> Do this
Leave out the pictures and set down exactly the lines from the start of the listing through the one with "import plotly.graph_objects as go", both included.
────
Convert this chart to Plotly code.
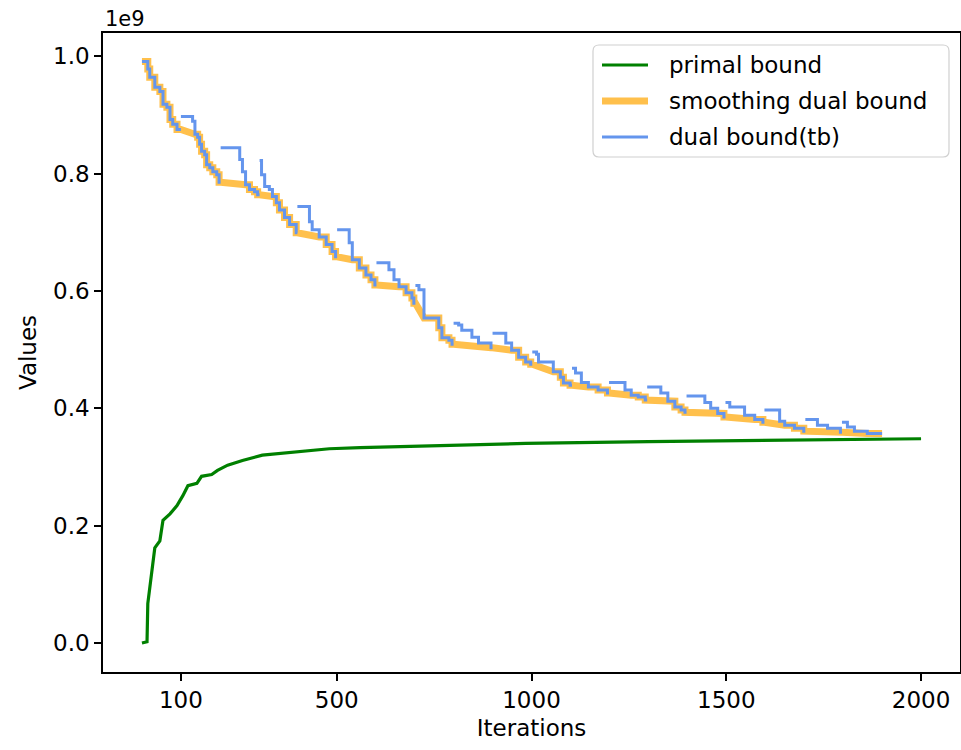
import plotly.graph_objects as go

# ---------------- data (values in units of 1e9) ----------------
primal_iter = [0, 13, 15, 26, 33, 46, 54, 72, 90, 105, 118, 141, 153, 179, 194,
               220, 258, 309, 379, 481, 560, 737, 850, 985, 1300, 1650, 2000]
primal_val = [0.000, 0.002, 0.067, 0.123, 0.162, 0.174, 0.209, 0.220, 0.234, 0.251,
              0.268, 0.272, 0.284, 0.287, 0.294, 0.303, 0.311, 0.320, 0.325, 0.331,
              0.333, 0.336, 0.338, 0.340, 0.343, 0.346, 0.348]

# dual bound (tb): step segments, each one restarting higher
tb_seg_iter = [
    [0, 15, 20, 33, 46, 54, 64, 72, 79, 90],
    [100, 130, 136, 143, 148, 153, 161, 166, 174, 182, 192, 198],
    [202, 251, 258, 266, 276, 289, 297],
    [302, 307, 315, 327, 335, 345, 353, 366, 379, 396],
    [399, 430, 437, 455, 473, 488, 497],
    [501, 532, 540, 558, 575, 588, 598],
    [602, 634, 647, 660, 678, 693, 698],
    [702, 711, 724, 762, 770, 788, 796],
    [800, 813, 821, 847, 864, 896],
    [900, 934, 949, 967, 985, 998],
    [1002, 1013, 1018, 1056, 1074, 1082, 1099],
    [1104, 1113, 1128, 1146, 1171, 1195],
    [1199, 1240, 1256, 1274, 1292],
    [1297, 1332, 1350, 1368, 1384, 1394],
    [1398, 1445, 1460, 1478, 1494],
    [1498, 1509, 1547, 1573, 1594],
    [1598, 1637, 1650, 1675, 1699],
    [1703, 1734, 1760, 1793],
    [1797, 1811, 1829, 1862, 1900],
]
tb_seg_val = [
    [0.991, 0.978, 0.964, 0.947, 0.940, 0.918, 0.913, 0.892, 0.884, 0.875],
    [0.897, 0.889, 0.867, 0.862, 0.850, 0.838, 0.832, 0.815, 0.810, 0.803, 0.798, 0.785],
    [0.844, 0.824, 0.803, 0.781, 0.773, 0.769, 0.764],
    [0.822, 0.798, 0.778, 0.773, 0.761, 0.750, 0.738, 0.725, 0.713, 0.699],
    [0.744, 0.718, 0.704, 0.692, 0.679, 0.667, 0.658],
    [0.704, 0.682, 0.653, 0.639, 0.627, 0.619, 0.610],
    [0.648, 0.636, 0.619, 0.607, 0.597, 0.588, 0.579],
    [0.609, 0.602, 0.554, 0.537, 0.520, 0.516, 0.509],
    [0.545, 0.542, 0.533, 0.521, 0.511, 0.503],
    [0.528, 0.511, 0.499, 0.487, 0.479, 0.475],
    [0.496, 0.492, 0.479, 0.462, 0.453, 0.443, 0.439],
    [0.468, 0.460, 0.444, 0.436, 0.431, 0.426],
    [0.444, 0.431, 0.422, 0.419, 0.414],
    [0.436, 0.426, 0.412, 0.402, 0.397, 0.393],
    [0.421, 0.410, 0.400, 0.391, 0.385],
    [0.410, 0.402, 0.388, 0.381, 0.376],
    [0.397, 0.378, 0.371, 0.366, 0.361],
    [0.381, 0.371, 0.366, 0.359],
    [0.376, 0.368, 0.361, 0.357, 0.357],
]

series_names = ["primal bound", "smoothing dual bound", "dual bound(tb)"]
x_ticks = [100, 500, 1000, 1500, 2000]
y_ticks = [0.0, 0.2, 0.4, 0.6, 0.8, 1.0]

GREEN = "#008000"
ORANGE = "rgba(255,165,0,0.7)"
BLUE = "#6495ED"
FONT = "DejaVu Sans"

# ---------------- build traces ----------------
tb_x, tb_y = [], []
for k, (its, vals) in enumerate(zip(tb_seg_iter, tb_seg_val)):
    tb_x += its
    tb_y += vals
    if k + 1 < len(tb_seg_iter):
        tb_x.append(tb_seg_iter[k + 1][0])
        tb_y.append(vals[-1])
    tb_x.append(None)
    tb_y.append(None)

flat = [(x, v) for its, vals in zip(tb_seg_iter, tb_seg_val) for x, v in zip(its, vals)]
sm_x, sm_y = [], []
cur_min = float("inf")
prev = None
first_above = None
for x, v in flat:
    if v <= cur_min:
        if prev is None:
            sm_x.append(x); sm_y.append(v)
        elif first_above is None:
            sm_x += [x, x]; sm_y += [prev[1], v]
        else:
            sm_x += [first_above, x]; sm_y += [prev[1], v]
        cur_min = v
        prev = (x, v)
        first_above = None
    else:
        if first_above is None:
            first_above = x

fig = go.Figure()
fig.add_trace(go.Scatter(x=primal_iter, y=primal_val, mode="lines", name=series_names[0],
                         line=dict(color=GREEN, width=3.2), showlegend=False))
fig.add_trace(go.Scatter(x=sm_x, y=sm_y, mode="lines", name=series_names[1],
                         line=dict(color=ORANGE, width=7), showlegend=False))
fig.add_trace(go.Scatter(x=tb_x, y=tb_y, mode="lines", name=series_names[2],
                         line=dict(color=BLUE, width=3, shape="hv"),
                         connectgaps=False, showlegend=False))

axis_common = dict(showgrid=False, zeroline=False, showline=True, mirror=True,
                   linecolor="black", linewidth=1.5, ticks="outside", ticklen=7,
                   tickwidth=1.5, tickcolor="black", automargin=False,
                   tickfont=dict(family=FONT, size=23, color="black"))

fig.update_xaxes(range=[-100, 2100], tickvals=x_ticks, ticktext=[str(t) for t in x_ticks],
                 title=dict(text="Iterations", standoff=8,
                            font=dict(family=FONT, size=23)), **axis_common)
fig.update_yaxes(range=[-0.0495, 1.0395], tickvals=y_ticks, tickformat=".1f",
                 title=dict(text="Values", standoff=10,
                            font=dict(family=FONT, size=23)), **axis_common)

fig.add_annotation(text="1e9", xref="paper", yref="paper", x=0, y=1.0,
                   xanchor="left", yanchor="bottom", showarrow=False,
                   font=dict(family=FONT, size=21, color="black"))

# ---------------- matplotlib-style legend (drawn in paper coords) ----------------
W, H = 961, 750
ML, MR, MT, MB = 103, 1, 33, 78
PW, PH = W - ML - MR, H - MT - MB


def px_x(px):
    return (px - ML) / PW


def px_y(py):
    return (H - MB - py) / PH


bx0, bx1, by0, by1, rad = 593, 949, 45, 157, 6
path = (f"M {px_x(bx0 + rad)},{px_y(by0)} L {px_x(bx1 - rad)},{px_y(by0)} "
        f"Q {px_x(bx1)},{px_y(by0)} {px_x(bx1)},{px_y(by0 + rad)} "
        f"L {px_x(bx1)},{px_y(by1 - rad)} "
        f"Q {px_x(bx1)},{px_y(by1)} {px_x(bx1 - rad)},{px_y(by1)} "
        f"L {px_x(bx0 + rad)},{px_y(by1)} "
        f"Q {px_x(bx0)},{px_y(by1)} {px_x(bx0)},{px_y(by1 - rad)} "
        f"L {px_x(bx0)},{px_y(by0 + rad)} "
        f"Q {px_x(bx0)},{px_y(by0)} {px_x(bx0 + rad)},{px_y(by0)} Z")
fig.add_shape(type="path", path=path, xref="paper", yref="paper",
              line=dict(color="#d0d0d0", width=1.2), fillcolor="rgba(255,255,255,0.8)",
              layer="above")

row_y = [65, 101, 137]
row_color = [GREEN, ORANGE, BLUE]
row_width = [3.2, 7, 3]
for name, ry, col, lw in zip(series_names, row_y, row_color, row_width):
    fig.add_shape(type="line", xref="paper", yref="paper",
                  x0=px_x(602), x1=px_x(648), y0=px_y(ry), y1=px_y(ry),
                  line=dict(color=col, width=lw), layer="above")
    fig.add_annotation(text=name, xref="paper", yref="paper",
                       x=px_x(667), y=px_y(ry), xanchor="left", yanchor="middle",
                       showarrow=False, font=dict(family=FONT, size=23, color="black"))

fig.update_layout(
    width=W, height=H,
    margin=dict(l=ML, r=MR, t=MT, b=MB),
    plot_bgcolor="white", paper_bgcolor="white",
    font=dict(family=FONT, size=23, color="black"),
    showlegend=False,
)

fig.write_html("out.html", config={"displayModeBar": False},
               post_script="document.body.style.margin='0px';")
────
> Output of the exercise
Convert this chart to Plotly code.
import plotly.graph_objects as go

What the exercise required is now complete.